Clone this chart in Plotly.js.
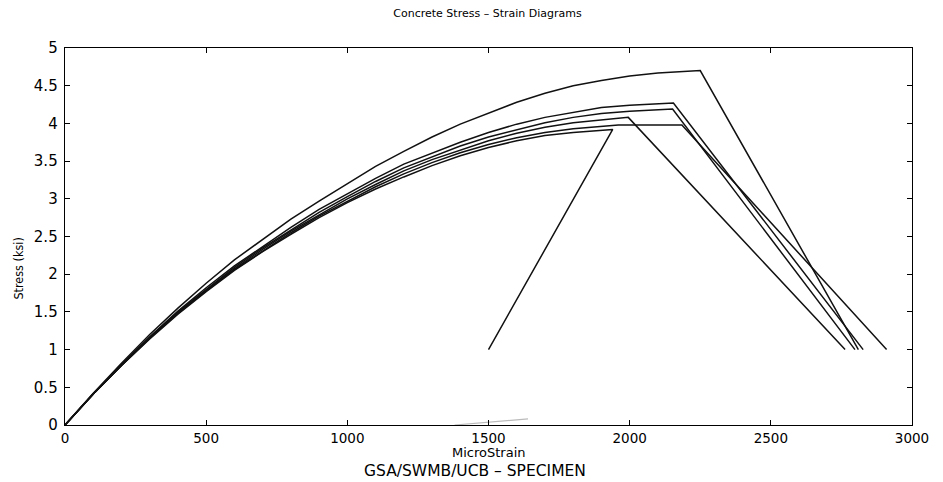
<!DOCTYPE html>
<html>
<head>
<meta charset="utf-8">
<script src="https://cdn.plot.ly/plotly-3.0.1.min.js"></script>
<style>html,body{margin:0;padding:0;background:#fff;}#chart{width:943px;height:482px;}</style>
</head>
<body>
<div id="chart"></div>
<script>
// Strain (microstrain) and stress (ksi)
const strainA = [0, 100, 200, 300, 400, 500, 600, 700, 800, 900, 1000, 1100, 1200, 1300, 1400, 1500, 1600, 1700, 1800, 1900, 2000, 2100, 2200, 2250, 2810];
const stressA = [0, 0.42, 0.82, 1.20, 1.55, 1.88, 2.19, 2.46, 2.73, 2.97, 3.20, 3.43, 3.63, 3.82, 3.99, 4.14, 4.28, 4.40, 4.50, 4.57, 4.63, 4.67, 4.69, 4.70, 1.00];

const strainB = [0, 100, 200, 300, 400, 500, 600, 700, 800, 900, 1000, 1100, 1200, 1300, 1400, 1500, 1600, 1700, 1800, 1900, 2000, 2100, 2155, 2827];
const stressB = [0, 0.41, 0.80, 1.17, 1.51, 1.82, 2.11, 2.37, 2.62, 2.86, 3.07, 3.27, 3.46, 3.61, 3.75, 3.88, 3.99, 4.08, 4.15, 4.21, 4.24, 4.26, 4.27, 1.00];

const strainC = [0, 100, 200, 300, 400, 500, 600, 700, 800, 900, 1000, 1100, 1200, 1300, 1400, 1500, 1600, 1700, 1800, 1900, 2000, 2100, 2152, 2798];
const stressC = [0, 0.41, 0.80, 1.16, 1.50, 1.80, 2.09, 2.35, 2.59, 2.82, 3.03, 3.23, 3.41, 3.56, 3.70, 3.82, 3.92, 4.01, 4.08, 4.13, 4.16, 4.18, 4.19, 1.00];

const strainD = [0, 100, 200, 300, 400, 500, 600, 700, 800, 900, 1000, 1100, 1200, 1300, 1400, 1500, 1600, 1700, 1800, 1900, 1995, 2763];
const stressD = [0, 0.41, 0.79, 1.15, 1.49, 1.79, 2.07, 2.33, 2.57, 2.79, 3.00, 3.19, 3.37, 3.52, 3.65, 3.77, 3.87, 3.95, 4.01, 4.05, 4.08, 1.00];

const strainE = [0, 100, 200, 300, 400, 500, 600, 700, 800, 900, 1000, 1100, 1200, 1300, 1400, 1500, 1600, 1700, 1800, 1900, 1960, 2185, 2910];
const stressE = [0, 0.41, 0.79, 1.15, 1.48, 1.78, 2.06, 2.31, 2.55, 2.77, 2.97, 3.16, 3.33, 3.48, 3.61, 3.72, 3.81, 3.88, 3.93, 3.96, 3.98, 3.98, 1.00];

const strainF = [0, 100, 200, 300, 400, 500, 600, 700, 800, 900, 1000, 1100, 1200, 1300, 1400, 1500, 1600, 1700, 1800, 1900, 1940, 1500];
const stressF = [0, 0.41, 0.79, 1.14, 1.47, 1.77, 2.05, 2.30, 2.53, 2.75, 2.95, 3.13, 3.29, 3.44, 3.57, 3.68, 3.77, 3.84, 3.88, 3.91, 3.92, 1.00];

// faint scan trace near the base line
const strainFaint = [1380, 1500, 1640];
const stressFaint = [0.0, 0.04, 0.08];

const xTicks = [0, 500, 1000, 1500, 2000, 2500, 3000];
const yTicks = [0, 0.5, 1, 1.5, 2, 2.5, 3, 3.5, 4, 4.5, 5];
const yTickText = ['0', '0.5', '1', '1.5', '2', '2.5', '3', '3.5', '4', '4.5', '5'];

const line = {color: '#111', width: 1.5};
const series = [[strainA, stressA], [strainB, stressB], [strainC, stressC], [strainD, stressD], [strainE, stressE], [strainF, stressF]];
const traces = series.map(s => ({x: s[0], y: s[1], type: 'scatter', mode: 'lines', line: line, hoverinfo: 'skip'}));
traces.push({x: strainFaint, y: stressFaint, type: 'scatter', mode: 'lines', line: {color: '#bbb', width: 1.2}, hoverinfo: 'skip'});

const fontFam = 'DejaVu Sans, Arial, sans-serif';
const layout = {
  width: 943, height: 482,
  margin: {l: 65, r: 31, t: 48, b: 57},
  paper_bgcolor: '#fff', plot_bgcolor: '#fff',
  showlegend: false,
  font: {family: fontFam, color: '#000', size: 12},
  title: {text: 'Concrete Stress \u2013 Strain Diagrams', x: 0.517, xanchor: 'center', y: 0.973, yanchor: 'middle', font: {size: 11, family: fontFam, color: '#000'}},
  xaxis: {
    range: [0, 3000], tickvals: xTicks, ticktext: xTicks.map(String),
    ticks: 'inside', ticklen: 5, tickcolor: '#000', showline: true, linecolor: '#000', linewidth: 1.3,
    mirror: 'ticks', showgrid: false, zeroline: false, ticklabelstandoff: 0,
    tickfont: {size: 13.5, family: fontFam, color: '#000'}
  },
  yaxis: {
    range: [0, 5], tickvals: yTicks, ticktext: yTickText,
    ticks: 'inside', ticklen: 5, tickcolor: '#000', showline: true, linecolor: '#000', linewidth: 1.3,
    mirror: 'ticks', showgrid: false, zeroline: false, ticklabelstandoff: 3,
    tickfont: {size: 15, family: fontFam, color: '#000'}
  },
  annotations: [
    {text: 'MicroStrain', xref: 'paper', yref: 'paper', x: 0.5, y: -0.074, xanchor: 'center', yanchor: 'middle', showarrow: false, font: {size: 13, family: fontFam, color: '#000'}},
    {text: 'Stress (ksi)', xref: 'paper', yref: 'paper', x: -0.055, y: 0.416, xanchor: 'center', yanchor: 'middle', textangle: -90, showarrow: false, font: {size: 12.5, family: 'DejaVu Sans Condensed, DejaVu Sans, sans-serif', color: '#000'}},
    {text: 'GSA/SWMB/UCB \u2013 SPECIMEN', xref: 'paper', yref: 'paper', x: 0.484, y: -0.122, xanchor: 'center', yanchor: 'middle', showarrow: false, font: {size: 15.5, family: fontFam, color: '#000'}}
  ]
};

Plotly.newPlot('chart', traces, layout, {staticPlot: true, displayModeBar: false});
</script>
</body>
</html>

== Aim of the exercise ==
Print the whole listing above once more, word for word, without its pictures.

== Solution for this exercise ==
Clone this chart in Plotly.js.
<!DOCTYPE html>
<html>
<head>
<meta charset="utf-8">
<script src="https://cdn.plot.ly/plotly-3.0.1.min.js"></script>
<style>html,body{margin:0;padding:0;background:#fff;}#chart{width:943px;height:482px;}</style>
</head>
<body>
<div id="chart"></div>
<script>
// Strain (microstrain) and stress (ksi)
const strainA = [0, 100, 200, 300, 400, 500, 600, 700, 800, 900, 1000, 1100, 1200, 1300, 1400, 1500, 1600, 1700, 1800, 1900, 2000, 2100, 2200, 2250, 2810];
const stressA = [0, 0.42, 0.82, 1.20, 1.55, 1.88, 2.19, 2.46, 2.73, 2.97, 3.20, 3.43, 3.63, 3.82, 3.99, 4.14, 4.28, 4.40, 4.50, 4.57, 4.63, 4.67, 4.69, 4.70, 1.00];

const strainB = [0, 100, 200, 300, 400, 500, 600, 700, 800, 900, 1000, 1100, 1200, 1300, 1400, 1500, 1600, 1700, 1800, 1900, 2000, 2100, 2155, 2827];
const stressB = [0, 0.41, 0.80, 1.17, 1.51, 1.82, 2.11, 2.37, 2.62, 2.86, 3.07, 3.27, 3.46, 3.61, 3.75, 3.88, 3.99, 4.08, 4.15, 4.21, 4.24, 4.26, 4.27, 1.00];

const strainC = [0, 100, 200, 300, 400, 500, 600, 700, 800, 900, 1000, 1100, 1200, 1300, 1400, 1500, 1600, 1700, 1800, 1900, 2000, 2100, 2152, 2798];
const stressC = [0, 0.41, 0.80, 1.16, 1.50, 1.80, 2.09, 2.35, 2.59, 2.82, 3.03, 3.23, 3.41, 3.56, 3.70, 3.82, 3.92, 4.01, 4.08, 4.13, 4.16, 4.18, 4.19, 1.00];

const strainD = [0, 100, 200, 300, 400, 500, 600, 700, 800, 900, 1000, 1100, 1200, 1300, 1400, 1500, 1600, 1700, 1800, 1900, 1995, 2763];
const stressD = [0, 0.41, 0.79, 1.15, 1.49, 1.79, 2.07, 2.33, 2.57, 2.79, 3.00, 3.19, 3.37, 3.52, 3.65, 3.77, 3.87, 3.95, 4.01, 4.05, 4.08, 1.00];

const strainE = [0, 100, 200, 300, 400, 500, 600, 700, 800, 900, 1000, 1100, 1200, 1300, 1400, 1500, 1600, 1700, 1800, 1900, 1960, 2185, 2910];
const stressE = [0, 0.41, 0.79, 1.15, 1.48, 1.78, 2.06, 2.31, 2.55, 2.77, 2.97, 3.16, 3.33, 3.48, 3.61, 3.72, 3.81, 3.88, 3.93, 3.96, 3.98, 3.98, 1.00];

const strainF = [0, 100, 200, 300, 400, 500, 600, 700, 800, 900, 1000, 1100, 1200, 1300, 1400, 1500, 1600, 1700, 1800, 1900, 1940, 1500];
const stressF = [0, 0.41, 0.79, 1.14, 1.47, 1.77, 2.05, 2.30, 2.53, 2.75, 2.95, 3.13, 3.29, 3.44, 3.57, 3.68, 3.77, 3.84, 3.88, 3.91, 3.92, 1.00];

// faint scan trace near the base line
const strainFaint = [1380, 1500, 1640];
const stressFaint = [0.0, 0.04, 0.08];

const xTicks = [0, 500, 1000, 1500, 2000, 2500, 3000];
const yTicks = [0, 0.5, 1, 1.5, 2, 2.5, 3, 3.5, 4, 4.5, 5];
const yTickText = ['0', '0.5', '1', '1.5', '2', '2.5', '3', '3.5', '4', '4.5', '5'];

const line = {color: '#111', width: 1.5};
const series = [[strainA, stressA], [strainB, stressB], [strainC, stressC], [strainD, stressD], [strainE, stressE], [strainF, stressF]];
const traces = series.map(s => ({x: s[0], y: s[1], type: 'scatter', mode: 'lines', line: line, hoverinfo: 'skip'}));
traces.push({x: strainFaint, y: stressFaint, type: 'scatter', mode: 'lines', line: {color: '#bbb', width: 1.2}, hoverinfo: 'skip'});

const fontFam = 'DejaVu Sans, Arial, sans-serif';
const layout = {
  width: 943, height: 482,
  margin: {l: 65, r: 31, t: 48, b: 57},
  paper_bgcolor: '#fff', plot_bgcolor: '#fff',
  showlegend: false,
  font: {family: fontFam, color: '#000', size: 12},
  title: {text: 'Concrete Stress \u2013 Strain Diagrams', x: 0.517, xanchor: 'center', y: 0.973, yanchor: 'middle', font: {size: 11, family: fontFam, color: '#000'}},
  xaxis: {
    range: [0, 3000], tickvals: xTicks, ticktext: xTicks.map(String),
    ticks: 'inside', ticklen: 5, tickcolor: '#000', showline: true, linecolor: '#000', linewidth: 1.3,
    mirror: 'ticks', showgrid: false, zeroline: false, ticklabelstandoff: 0,
    tickfont: {size: 13.5, family: fontFam, color: '#000'}
  },
  yaxis: {
    range: [0, 5], tickvals: yTicks, ticktext: yTickText,
    ticks: 'inside', ticklen: 5, tickcolor: '#000', showline: true, linecolor: '#000', linewidth: 1.3,
    mirror: 'ticks', showgrid: false, zeroline: false, ticklabelstandoff: 3,
    tickfont: {size: 15, family: fontFam, color: '#000'}
  },
  annotations: [
    {text: 'MicroStrain', xref: 'paper', yref: 'paper', x: 0.5, y: -0.074, xanchor: 'center', yanchor: 'middle', showarrow: false, font: {size: 13, family: fontFam, color: '#000'}},
    {text: 'Stress (ksi)', xref: 'paper', yref: 'paper', x: -0.055, y: 0.416, xanchor: 'center', yanchor: 'middle', textangle: -90, showarrow: false, font: {size: 12.5, family: 'DejaVu Sans Condensed, DejaVu Sans, sans-serif', color: '#000'}},
    {text: 'GSA/SWMB/UCB \u2013 SPECIMEN', xref: 'paper', yref: 'paper', x: 0.484, y: -0.122, xanchor: 'center', yanchor: 'middle', showarrow: false, font: {size: 15.5, family: fontFam, color: '#000'}}
  ]
};

Plotly.newPlot('chart', traces, layout, {staticPlot: true, displayModeBar: false});
</script>
</body>
</html>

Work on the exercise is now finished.